Cep bir yolculuk hikayesi aslında. Cep telefonlarının birden yaymaya başladığı virüs ile başlayan tehlike önce ülkeyi sonra tüm dünyayı etkilemeye başlıyor. Frekans denen virüsten etkilenmeyen insanlar ise sadece cep telefonu kullanmayanlar. Baş kahraman Clay'da bu insanlardan biri. Ve bir iş görüşmesi için Boston'da olan Clay Miane'de bulunan ailesi yani karısı ve oğlu için endişelenip yola çıkar. Bu romanın en beğendiğim yanı yolda karşılaşılan yan karakterlerin muhteşem detayı ve aralarında geçen konuşmalar. Çevre betimlemelerini söylememe dahi gerek yok. King okurları bilir ki betimleme dendiğinde hele alan gerilimse akla ilk isim gelir...
Cep'i sadece bir macera romanı olarak adlandıran insanlar romanı kötü görür ama şahıslara, kurumlara göndermelerini ve teknolojinin zararlarını kitap içinde gören insanlar için keyif katlanarak devam eder. Bazı okurlarda kitabın sonuna dikkat çekip beğenmediğini söylüyor. Ama king bazı kitaplarını hep üç nokta atarak tamamlar. Onun için sonlar değil yürünen yoldan alınan haz önemlidir ki bunu kendide söyler. Cep Stephen King'in ilk okunacak kitapları arasında değildir. Çoğu kişi bunu söyleyebilir. Ama bana göre kesinlikle değildir. Basit bir ktiap gibi görünse de aslında alt metni kuvvetli kitaplardandır. Bu özellik Buick 8 adlı eserinde de vardır ama o bambaşka bir eserdir. Onu da diğer incelemede söyleyeceğim...
Keyifli okumalar.
Dikkat spoiler içerir.
Clayton Riddell, başarılı bir sözleşme yapan iyi bir ressamdır ve Boston'da çizgi romanlarından ikisini satmıştır. Bunu kutlamak için bir dondurmacıya gider ve orada saat üçte her şey çığrından çıkar. Cep telefonu ile konuşanlar delirmiş ve diğerlerine saldırmaya başlamıştır. Bu kargaşa içinde Tom ve Alice ile tanışır ve telemanyak adını verdikleri bu insanlardan kaçmaya başlarlar.
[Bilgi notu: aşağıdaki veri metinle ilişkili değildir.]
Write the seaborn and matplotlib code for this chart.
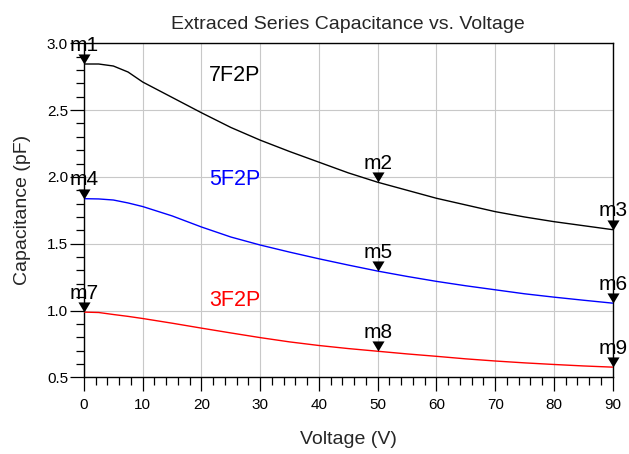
import matplotlib
matplotlib.use("Agg")
import matplotlib.pyplot as plt
from matplotlib.path import Path
from matplotlib.ticker import MultipleLocator, FormatStrFormatter
import pandas as pd
import seaborn as sns

# Bias voltage sweep (V)
voltage = [0, 2.5, 5, 7.5, 10, 15, 20, 25, 30, 35, 40, 45, 50,
           55, 60, 65, 70, 75, 80, 85, 90]

# Extracted series capacitance (pF) for each device
cap_7f2p = [2.845, 2.845, 2.830, 2.785, 2.710, 2.595, 2.480, 2.370, 2.275,
            2.190, 2.110, 2.030, 1.960, 1.900, 1.840, 1.790, 1.740, 1.700,
            1.665, 1.635, 1.605]
cap_5f2p = [1.837, 1.835, 1.827, 1.805, 1.778, 1.708, 1.625, 1.550, 1.490,
            1.437, 1.387, 1.340, 1.295, 1.255, 1.218, 1.185, 1.155, 1.125,
            1.100, 1.077, 1.055]
cap_3f2p = [0.988, 0.985, 0.970, 0.956, 0.940, 0.905, 0.868, 0.832, 0.797,
            0.765, 0.738, 0.715, 0.695, 0.675, 0.657, 0.638, 0.622, 0.608,
            0.596, 0.585, 0.576]

series_names = ["7F2P", "5F2P", "3F2P"]
series_colors = ["#000000", "#0000ff", "#ff0000"]
series_label_pos = [(21.3, 2.72), (21.3, 1.943), (21.3, 1.037)]

marker_voltages = [0, 50, 90]
marker_names = [["m1", "m2", "m3"], ["m4", "m5", "m6"], ["m7", "m8", "m9"]]

x_ticks = [0, 10, 20, 30, 40, 50, 60, 70, 80, 90]
y_ticks = [0.5, 1.0, 1.5, 2.0, 2.5, 3.0]

# Long-form table for seaborn
curves = [cap_7f2p, cap_5f2p, cap_3f2p]
df = pd.concat(
    [pd.DataFrame({"Voltage": voltage, "Capacitance": c, "Series": n})
     for n, c in zip(series_names, curves)],
    ignore_index=True,
)

marker_rows = []
for n, c, labels in zip(series_names, curves, marker_names):
    for v, lab in zip(marker_voltages, labels):
        marker_rows.append({"Voltage": v,
                            "Capacitance": c[voltage.index(v)],
                            "Series": n, "Name": lab})
mk = pd.DataFrame(marker_rows)

sns.set_style("white")
plt.rcParams["font.family"] = ["Liberation Sans", "DejaVu Sans"]

fig = plt.figure(figsize=(6.29, 4.54), dpi=100)
ax = fig.add_axes([84 / 629, 1 - 377.3 / 454, 528.7 / 629, 334 / 454])

sns.lineplot(data=df, x="Voltage", y="Capacitance", hue="Series",
             palette=dict(zip(series_names, series_colors)),
             hue_order=series_names, sort=False, legend=False,
             linewidth=1.0, ax=ax, zorder=3)

# Downward triangle whose tip sits on the data point
tri = Path([(-0.6, 1.0), (0.6, 1.0), (0.0, 0.0), (-0.6, 1.0)],
           [Path.MOVETO, Path.LINETO, Path.LINETO, Path.CLOSEPOLY])
sns.scatterplot(data=mk, x="Voltage", y="Capacitance", marker=tri, s=210,
                color="black", edgecolor="black", linewidth=0,
                clip_on=False, zorder=5, legend=False, ax=ax)

for _, r in mk.iterrows():
    ax.annotate(r["Name"], (r["Voltage"], r["Capacitance"]),
                xytext=(0, 9.5), textcoords="offset points",
                ha="center", va="baseline", fontsize=15, color="black",
                zorder=6, annotation_clip=False)

for n, col, (lx, ly) in zip(series_names, series_colors, series_label_pos):
    ax.text(lx, ly, n, color=col, fontsize=15.5, ha="left", va="baseline")

ax.set_xlim(0, 90)
ax.set_ylim(0.5, 3.0)
ax.set_xticks(x_ticks)
ax.set_yticks(y_ticks)
ax.xaxis.set_minor_locator(MultipleLocator(2))
ax.yaxis.set_minor_locator(MultipleLocator(0.1))
ax.yaxis.set_major_formatter(FormatStrFormatter("%.1f"))

ax.grid(True, which="major", color="#c8c8c8", linewidth=0.8, zorder=0)
ax.set_axisbelow(True)
for s in ax.spines.values():
    s.set_color("black")
    s.set_linewidth(1.0)
    s.set_visible(True)

ax.tick_params(axis="both", which="both", bottom=True, left=True,
               top=False, right=False)
ax.tick_params(axis="both", which="major", direction="out", length=10,
               width=0.9, color="black", labelsize=11, labelcolor="black")
ax.tick_params(axis="both", which="minor", direction="out", length=6,
               width=0.9, color="black")
ax.tick_params(axis="x", which="major", pad=5)
ax.tick_params(axis="y", which="major", pad=1.5)

ax.set_xlabel("Voltage (V)", fontsize=14, va="baseline")
ax.xaxis.set_label_coords(0.5, -0.2)
ax.set_ylabel("Capacitance (pF)", fontsize=14, va="baseline")
ax.yaxis.set_label_coords(-0.108, 0.5)
ax.set_title("Extraced Series Capacitance vs. Voltage", fontsize=14, pad=10)

fig.savefig("out.png", dpi=100)
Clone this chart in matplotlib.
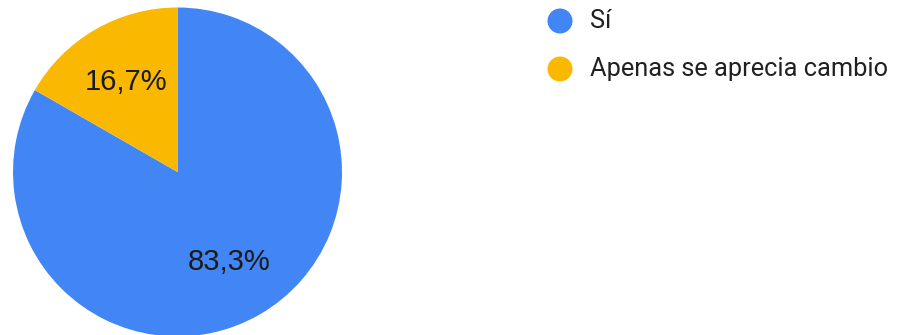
import matplotlib.pyplot as plt
from matplotlib.patches import Circle

# Google Forms style pie: answers to a yes/no-ish question
labels = ['Sí', 'Apenas se aprecia cambio']
values = [83.3, 16.7]
colors = ['#4285F4', '#FAB900']

fig = plt.figure(figsize=(8.98, 3.35), dpi=100)
ax = fig.add_axes([0, 0, 1, 1])

wedges, texts, autotexts = ax.pie(
    values, colors=colors, startangle=90, counterclock=False,
    center=(177.5, 163), radius=164.5, frame=True,
    autopct=lambda p: f'{p:.1f}%'.replace('.', ','), pctdistance=0.63,
    wedgeprops=dict(linewidth=0),
    textprops=dict(fontsize=21, color='#1a1a1a', family='Liberation Sans'))
ax.set_xlim(0, 898)
ax.set_ylim(0, 335)
ax.set_aspect('equal')
ax.axis('off')

# legend drawn by hand, one dot + label per slice
for i, (lab, col) in enumerate(zip(labels, colors)):
    y = 335 - (21 + i * 48)
    ax.add_patch(Circle((560, y), 12.5, color=col, lw=0))
    ax.text(590, y, lab, fontsize=18.3, family='Roboto', color='#212121',
            va='center', ha='left')

plt.savefig('out.png', dpi=100, facecolor='white')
Karısı Sharon ve oğlu Johnny'yi bulmak isteyen Clay yeni arkadaşları ile yola çıkar. Bu tipler gündüz gezmekte ve gece dışarı çıkmamaktadır. Geceleri yola devam ederler ama telepati yoluyla giderek akıllanan bu yaratıklara karşı zorlanırlar. Bir sürüyü stadyumda yok ederler ve orada tanıştıkları Jordan ile yola devam ederler. Hırpani Adam adını verdikleri liderleri onu bir kasabaya gönderir ve bu yaratıklar ona dokunmaz lar. Ray adındaki arkadaşı otobüsü yürüyen bomba yapmıştır ve orada toplanan sürüyü cep telefonu ile yok ederler. En sonunda Johnny'yi bulur ama o da telemanyak olmuştur ve bu programda virüs vardır. Acaba eskisi gibi olabilecek midir? Clay bunun için ne yapacaktır? Tom ve diğerleri ile bir daha görüşebilecek midir? Bu durumu Dünya genelinde çözebilecek midir? Keyifle soluksuz okunan bir roman. Mutlaka okunması gereken kitaplardan biri.